1.4 The Action Plan also takes account of the responses to the consultation document Better Coronary Heart Disease and Stroke Care launched in July 2008, and the outputs from the consultative event held in Glasgow in December 2008, which was attended by 150 people with a personal or a professional interest in these conditions.

1.5 As a result of the consultative process, the Action Plan has been extended beyond the traditional view of CHD, by including heart failure and inherited cardiac conditions. In order to reflect that wider perspective, the Action Plan refers where appropriate to 'heart disease' rather than ' CHD'.

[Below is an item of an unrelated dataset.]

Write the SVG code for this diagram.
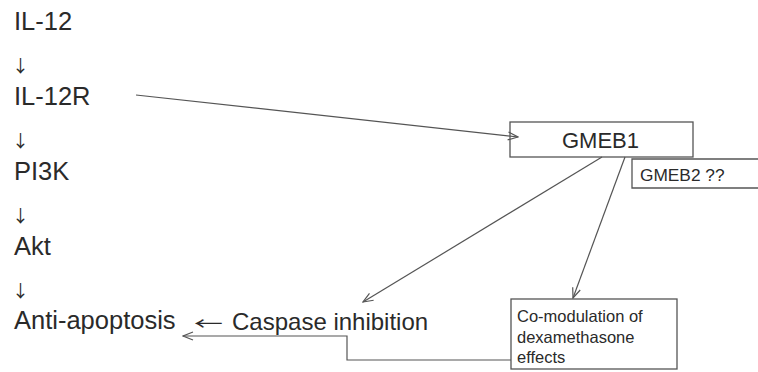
<svg xmlns="http://www.w3.org/2000/svg" width="758" height="372" viewBox="0 0 758 372">
<defs>
<style>
text{font-family:"Liberation Sans",Arial,sans-serif;fill:#2a2a2a}
.big{font-size:25.5px}
.mid{font-size:24px}
.arr{font-family:"Noto Sans CJK SC",sans-serif;font-size:17px}
.box{fill:#fff;stroke:#555;stroke-width:1.3}
.conn{fill:none;stroke:#555;stroke-width:1.2}
</style>
<marker id="ah" viewBox="0 0 12 10" refX="11" refY="5" markerWidth="12" markerHeight="10" markerUnits="userSpaceOnUse" orient="auto">
<path d="M1,1 L11,5 L1,9" fill="none" stroke="#555" stroke-width="1.2"/>
</marker>
</defs>
<rect width="758" height="372" fill="#fff"/>
<g id="pathway">
<text class="big" x="14" y="30">IL-12</text>
<text class="arr" x="12" y="72">↓</text>
<text class="big" x="14" y="105">IL-12R</text>
<text class="arr" x="12" y="147">↓</text>
<text class="big" x="14" y="180">PI3K</text>
<text class="arr" x="12" y="222">↓</text>
<text class="big" x="14" y="255">Akt</text>
<text class="arr" x="12" y="297">↓</text>
<text class="big" x="14" y="329">Anti-apoptosis</text>
</g>
<g id="caspase">
<text class="arr" transform="translate(194,0) scale(1.7,1)" x="0" y="330" font-size="24">←</text>
<text class="mid" x="232" y="330">Caspase inhibition</text>
</g>
<g id="gmeb1">
<rect class="box" x="510" y="122" width="183" height="35"/>
<text x="562" y="148" font-size="22">GMEB1</text>
</g>
<g id="gmeb2">
<path class="box" d="M760,159 H632 V188 H760"/>
<text x="640" y="181" font-size="17.3">GMEB2 ??</text>
</g>
<g id="comod">
<rect class="box" x="511" y="299" width="166" height="70"/>
<text x="517" y="322" font-size="16.5">Co-modulation of</text>
<text x="517" y="343" font-size="16.5">dexamethasone</text>
<text x="517" y="363" font-size="16.5">effects</text>
</g>
<g id="connectors">
<line class="conn" x1="136" y1="95" x2="518" y2="137" marker-end="url(#ah)"/>
<line class="conn" x1="602" y1="157" x2="363" y2="302" marker-end="url(#ah)"/>
<line class="conn" x1="625" y1="157" x2="573" y2="298" marker-end="url(#ah)"/>
<path class="conn" d="M511,360 H347 V336 H183" marker-end="url(#ah)"/>
</g>
</svg>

1.6 The Action Plan needs to be set in the context of a range of other policies and strategies, such as:

  • the generic work on the management of long term conditions, including Gaun Yersel!, the national strategy for self management of long term conditions produced by the Long Term Conditions Alliance Scotland;
  • the Long Term Conditions Action Plan;
  • Equally Well;
  • inequalities-targeted high-risk primary prevention, 'Keep Well';
  • 'Life Begins …' checks;
  • Early Lives;
  • Better Together;
  • Partnership Improvement and Outcomes;
  • Healthy Working Lives;
  • the Delivery Framework for Adult Rehabilitation;
  • the disability strategy and the Scottish Vision Strategy;
  • Towards a Mentally Flourishing Scotland;
  • the community empowerment plan;
  • Living and Dying Well, a National Action Plan for Palliative and End of Life Care in Scotland;
  • the National Performance Framework.

1.7 The Scottish Government has set out an ultimate 'Purpose' which unites public services across Scotland and requires them to work in partnership to deliver sustainable economic growth and opportunity for everyone in Scotland to flourish. NHSScotland has a key role in supporting this, particularly through the underpinning requirement to provide services which will enable people in Scotland to live healthier, longer lives. Better Health, Better Care (Scottish Government, 2007) set out the action plan for NHSScotland which is intended to deliver this outcome. Increasingly, this will be focussed on the priority of raising the quality of NHSScotland healthcare services to world-leading levels.

1.8 A new Healthcare Quality Improvement Strategy is being developed to create a clear vision and focus for the range of improvement work already being driven forward across NHSScotland. The proposed approach will support the six dimensions of quality:

Patient centred

providing care that is responsive to individual patient preferences, needs and values and assuring that patient values guide all clinical decisions

Safe

avoiding injuries to patients from care that is intended to help them

Effective

providing services based on scientific knowledge

Efficient

avoiding waste, including waste of equipment, supplies, ideas, and energy

Equitable

providing care that does not vary in quality because of personal characteristics such as gender, ethnicity, geographic location or socio-economic status

Timely

reducing waits and sometimes harmful delays for both those who receive care and those who give care

Source: Institute of Medicine

1.9 One of the key drivers of healthcare quality is patient-centred services. The Scottish Government is currently pursuing a range of approaches across NHSScotland which will increasingly focus the development and delivery of healthcare services around each individual's preferences and requirements. These approaches include the work in train to develop a 'mutual' NHS. Establishing and communicating patients' rights, expectations and responsibilities is a major strand of this approach. Another strand is the Better Together programme which is gathering evidence on what people in Scotland expect of their NHS. It will then measure people's actual experience of healthcare services, producing information which will in turn inform action to improve services. We will ensure that that work aligns with the actions set out in this Action Plan.